Le quote di programmazione ed investimento alle emittenti televisive per sostenere la cinematografia nazionale ledono la libertà delle emittenti di decidere il proprio palinsesto e di determinare i propri investimenti. Per tali motivi andrebbero abolite.
3 Novembre 2013
Argomenti / Politiche pubbliche
Filippo Cavazzoni
Direttore editoriale
Massimiliano Trovato
Il primo luglio 2013 è entrato in vigore il regolamento che impone quote di programmazione e di investimento alle emittenti televisive italiane per sostenere la cinematografia nazionale. Seppur un sistema di quote sia previsto dalla normativa comunitaria, il regolamento va ben oltre tali disposizioni, prevedendo misure volte a favorire le produzioni in lingua italiana. Questo sistema di quote si innesta all’interno di un più ampio quadro di aiuti pubblici al cinema italiano: contributi diretti, sgravi fiscali, ecc.
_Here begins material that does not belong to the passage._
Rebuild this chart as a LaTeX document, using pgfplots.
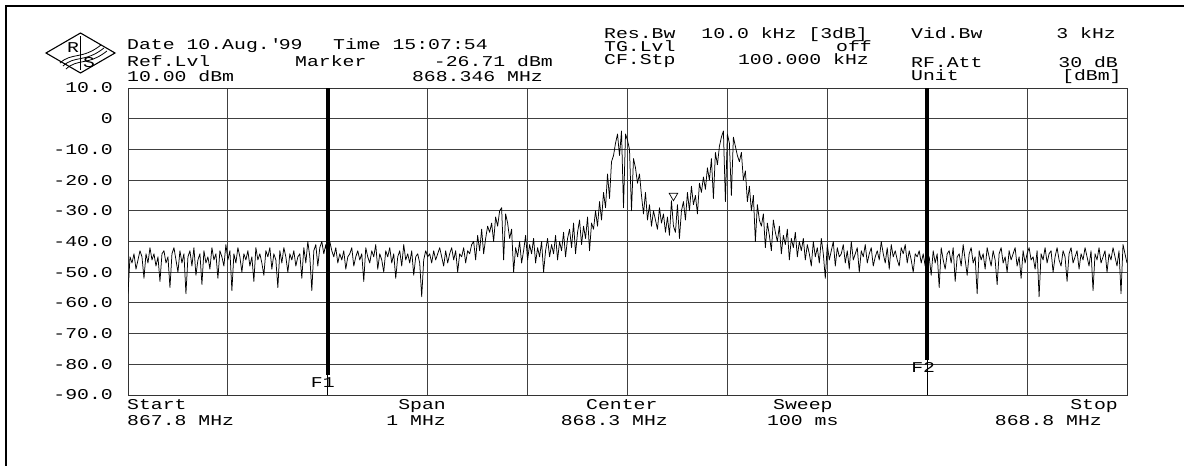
\documentclass[border=0pt]{standalone}
\usepackage{pgfplots}
\pgfplotsset{compat=1.18}
\usepackage{fontspec}
\newfontfamily\rs[FakeStretch=1.32]{Liberation Mono}
\newcommand{\rsf}{\rs\fontsize{15}{15}\selectfont}
\begin{document}
\begin{tikzpicture}[x=1pt,y=-1pt]
\path[use as bounding box] (0,0) rectangle (1184,466);
% outer frame
\draw[line width=1.8pt] (6,466) -- (6,6) -- (1184,6);
% logo
\draw[line width=1.1pt] (46,53) -- (80.5,33) -- (115,53) -- (80.5,73) -- cycle;
\draw[line width=0.8pt] (80.5,36) -- (80.5,70);
\draw[line width=0.8pt] (60,63) .. controls (72,52) and (82,60) .. (101,45);
\draw[line width=0.8pt] (63,66) .. controls (75,55) and (85,63) .. (104,48);
\draw[line width=0.8pt] (66,69) .. controls (78,58) and (88,66) .. (107,51);
\node[font=\rsf, inner sep=0pt, anchor=base] at (73,52) {R};
\node[font=\rsf, inner sep=0pt, anchor=base] at (89,67) {S};
% header texts
\begin{scope}[every node/.style={font=\rsf, inner sep=0pt}]
\node[anchor=base west] at (127,49) {Date 10.Aug.\textquotesingle 99};
\node[anchor=base west] at (333,49) {Time 15:07:54};
\node[anchor=base west] at (127,66) {Ref.Lvl};
\node[anchor=base west] at (295,66) {Marker};
\node[anchor=base east] at (553,66) {-26.71 dBm};
\node[anchor=base west] at (127,81) {10.00 dBm};
\node[anchor=base east] at (543,81) {868.346 MHz};
\node[anchor=base west] at (604,38) {Res.Bw};
\node[anchor=base east] at (868,38) {10.0 kHz [3dB]};
\node[anchor=base west] at (911,38) {Vid.Bw};
\node[anchor=base east] at (1116,38) {3 kHz};
\node[anchor=base west] at (604,51) {TG.Lvl};
\node[anchor=base east] at (872,51) {off};
\node[anchor=base west] at (604,64) {CF.Stp};
\node[anchor=base east] at (869,64) {100.000 kHz};
\node[anchor=base west] at (911,67) {RF.Att};
\node[anchor=base east] at (1118,67) {30 dB};
\node[anchor=base west] at (911,80) {Unit};
\node[anchor=base west] at (1062,80) {[dBm]};
% footer texts
\node[anchor=base west] at (127,409) {Start};
\node[anchor=base west] at (127,425) {867.8 MHz};
\node[anchor=base east] at (446,409) {Span};
\node[anchor=base east] at (446,425) {1 MHz};
\node[anchor=base west] at (586,409) {Center};
\node[anchor=base east] at (668,425) {868.3 MHz};
\node[anchor=base west] at (773,409) {Sweep};
\node[anchor=base west] at (767,425) {100 ms};
\node[anchor=base east] at (1118,409) {Stop};
\node[anchor=base east] at (1102,425) {868.8 MHz};
\end{scope}
\begin{axis}[
  at={(128pt,-395pt)}, anchor=south west,
  width=999pt, height=307pt, scale only axis,
  xmin=0, xmax=1000, ymin=-90, ymax=10,
  xtick={0,100,...,1000}, xticklabel={\relax},
  ytick={-90,-80,...,10},
  yticklabels={-90.0,-80.0,-70.0,-60.0,-50.0,-40.0,-30.0,-20.0,-10.0,0,10.0},
  yticklabel style={font=\rsf, anchor=east, inner sep=0pt, xshift=-15pt},
  major tick length=0pt,
  grid=major,
  major grid style={black!75, line width=0.9pt},
  axis line style={black!80, line width=1pt},
]
\addplot[black, line width=0.75pt, line join=round] table[row sep=\\, header=false, x expr=\coordindex*2, y index=0] {
-57\\ -45\\ -47\\ -44\\ -49\\ -46\\ -43\\ -45\\ -52\\ -44\\
-47\\ -42\\ -46\\ -44\\ -48\\ -45\\ -53\\ -44\\ -43\\ -47\\
-45\\ -55\\ -44\\ -42\\ -46\\ -50\\ -43\\ -47\\ -44\\ -57\\
-45\\ -43\\ -48\\ -42\\ -51\\ -46\\ -44\\ -54\\ -43\\ -47\\
-45\\ -49\\ -42\\ -46\\ -44\\ -52\\ -43\\ -45\\ -48\\ -41\\
-46\\ -43\\ -56\\ -44\\ -47\\ -42\\ -45\\ -50\\ -44\\ -46\\
-43\\ -48\\ -45\\ -53\\ -42\\ -46\\ -44\\ -47\\ -51\\ -43\\
-45\\ -42\\ -49\\ -44\\ -46\\ -55\\ -43\\ -47\\ -42\\ -45\\
-50\\ -44\\ -46\\ -43\\ -48\\ -45\\
-44\\ -52\\ -42\\ -47\\ -40\\ -45\\ -56\\ -43\\ -41\\ -48\\ -42\\ -40\\ -44\\ -41\\ -46\\
-40\\ -43\\ -45\\ -42\\ -47\\ -44\\ -46\\ -43\\ -49\\ -45\\
-44\\ -42\\ -48\\ -45\\ -43\\ -46\\ -44\\ -53\\ -42\\ -45\\
-47\\ -43\\ -45\\ -41\\ -49\\ -44\\ -46\\ -50\\ -43\\ -45\\
-42\\ -47\\ -44\\ -52\\ -45\\ -43\\ -48\\ -41\\ -46\\ -44\\
-47\\ -43\\ -51\\ -45\\ -44\\ -47\\ -58\\ -46\\ -43\\ -45\\
-44\\ -47\\ -43\\ -46\\ -44\\ -42\\ -45\\ -48\\ -43\\ -47\\
-44\\ -42\\ -46\\ -43\\ -50\\ -44\\ -45\\ -42\\ -47\\ -43\\
-44\\ -41\\
-40\\ -46\\ -38\\ -43\\ -36\\ -44\\ -39\\ -35\\
-37\\ -34\\ -40\\ -32\\ -35\\ -30\\ -29\\ -46\\ -31\\ -34\\ -39\\ -36\\ -50\\
-42\\ -45\\ -40\\ -47\\ -43\\ -38\\ -46\\ -41\\ -44\\ -39\\ -47\\ -42\\ -45\\ -40\\ -50\\ -43\\ -39\\ -45\\ -41\\ -44\\ -38\\ -46\\ -40\\ -43\\ -37\\ -45\\ -39\\
-36\\ -42\\ -34\\ -44\\ -37\\ -33\\ -41\\ -35\\ -39\\ -32\\ -43\\ -34\\ -36\\
-30\\ -35\\ -27\\ -33\\ -24\\ -29\\ -18\\ -26\\ -14\\ -12\\
-8\\ -5\\ -12\\ -4\\ -29\\ -5\\ -7\\
-10\\ -30\\ -13\\ -16\\ -21\\ -18\\ -25\\
-31\\ -24\\ -33\\ -28\\ -35\\ -30\\ -33\\ -36\\ -29\\ -34\\ -31\\ -37\\ -32\\ -38\\ -26.71\\ -35\\ -37\\ -28\\ -39\\ -30\\
-27\\ -33\\ -24\\ -30\\ -22\\ -28\\ -25\\ -31\\ -21\\ -24\\
-19\\ -23\\ -16\\ -20\\ -13\\ -26\\ -11\\ -15\\ -9\\
-6\\ -4\\ -27\\ -5\\ -8\\ -25\\ -6\\ -9\\ -12\\
-14\\ -11\\ -20\\ -17\\ -27\\ -22\\ -30\\ -25\\ -40\\ -28\\ -33\\
-35\\ -31\\ -42\\ -34\\ -38\\ -43\\ -33\\ -37\\ -40\\ -35\\ -44\\ -38\\ -41\\ -36\\ -46\\ -39\\ -42\\ -37\\ -45\\ -40\\
-43\\ -39\\ -46\\ -41\\ -44\\ -48\\ -40\\ -45\\ -42\\ -47\\
-39\\ -44\\ -52\\ -41\\ -46\\ -43\\ -40\\ -48\\ -42\\ -45\\
-44\\ -41\\ -47\\ -43\\ -49\\ -40\\ -46\\ -44\\ -42\\ -50\\
-43\\ -45\\ -41\\ -47\\ -44\\ -42\\ -48\\ -45\\ -43\\ -46\\
-40\\ -44\\ -47\\ -42\\ -49\\ -41\\ -45\\ -43\\ -46\\ -48\\
-42\\ -44\\ -41\\ -47\\ -43\\ -46\\ -50\\ -44\\ -45\\ -43\\
-47\\ -44\\ -48\\ -46\\
-45\\ -51\\ -43\\ -47\\ -44\\ -55\\ -42\\ -46\\ -49\\ -44\\
-43\\ -47\\ -42\\ -53\\ -45\\ -44\\ -48\\ -41\\ -46\\ -51\\
-44\\ -42\\ -47\\ -45\\ -57\\ -43\\ -46\\ -44\\ -49\\ -42\\
-45\\ -48\\ -43\\ -46\\ -54\\ -44\\ -42\\ -47\\ -45\\ -50\\
-43\\ -46\\ -44\\ -42\\ -48\\ -45\\ -52\\ -43\\ -47\\ -44\\
-42\\ -46\\ -45\\ -49\\ -43\\ -58\\ -44\\ -46\\ -42\\ -47\\
-44\\ -43\\ -50\\ -45\\ -42\\ -46\\ -48\\ -43\\ -45\\ -53\\
-44\\ -42\\ -47\\ -45\\ -43\\ -49\\ -44\\ -46\\ -42\\ -45\\
-48\\ -43\\ -56\\ -44\\ -46\\ -42\\ -47\\ -45\\ -43\\ -50\\
-44\\ -46\\ -42\\ -45\\ -48\\ -43\\ -57\\ -41\\ -44\\ -47\\
};
% F1 / F2 display lines
\addplot[black, line width=4.5pt] coordinates {(200,10) (200,-83.5)};
\addplot[black, line width=1pt] coordinates {(200,-83.5) (200,-90)};
\addplot[black, line width=4.5pt] coordinates {(800,10) (800,-78.6)};
\addplot[black, line width=1pt] coordinates {(800,-78.6) (800,-90)};
% marker
\addplot[black, only marks, mark=triangle, mark size=5pt, mark options={yshift=5pt, rotate=180, line width=0.7pt, fill=white}] coordinates {(546,-26.71)};
\node[font=\rsf, inner sep=0pt] at (axis cs:195,-85.8) {F1};
\node[font=\rsf, inner sep=0pt] at (axis cs:796,-80.9) {F2};
\end{axis}
\end{tikzpicture}
\end{document}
Tali nuove misure ledono la libertà delle emittenti private di decidere autonomamente il proprio palinsesto e di determinare i propri investimenti. Inoltre limitano la libertà di scelta del consumatore. Sarebbe pertanto opportuno che il legislatore conformasse la legislazione italiana ai soli requisiti minimi della normativa comunitaria.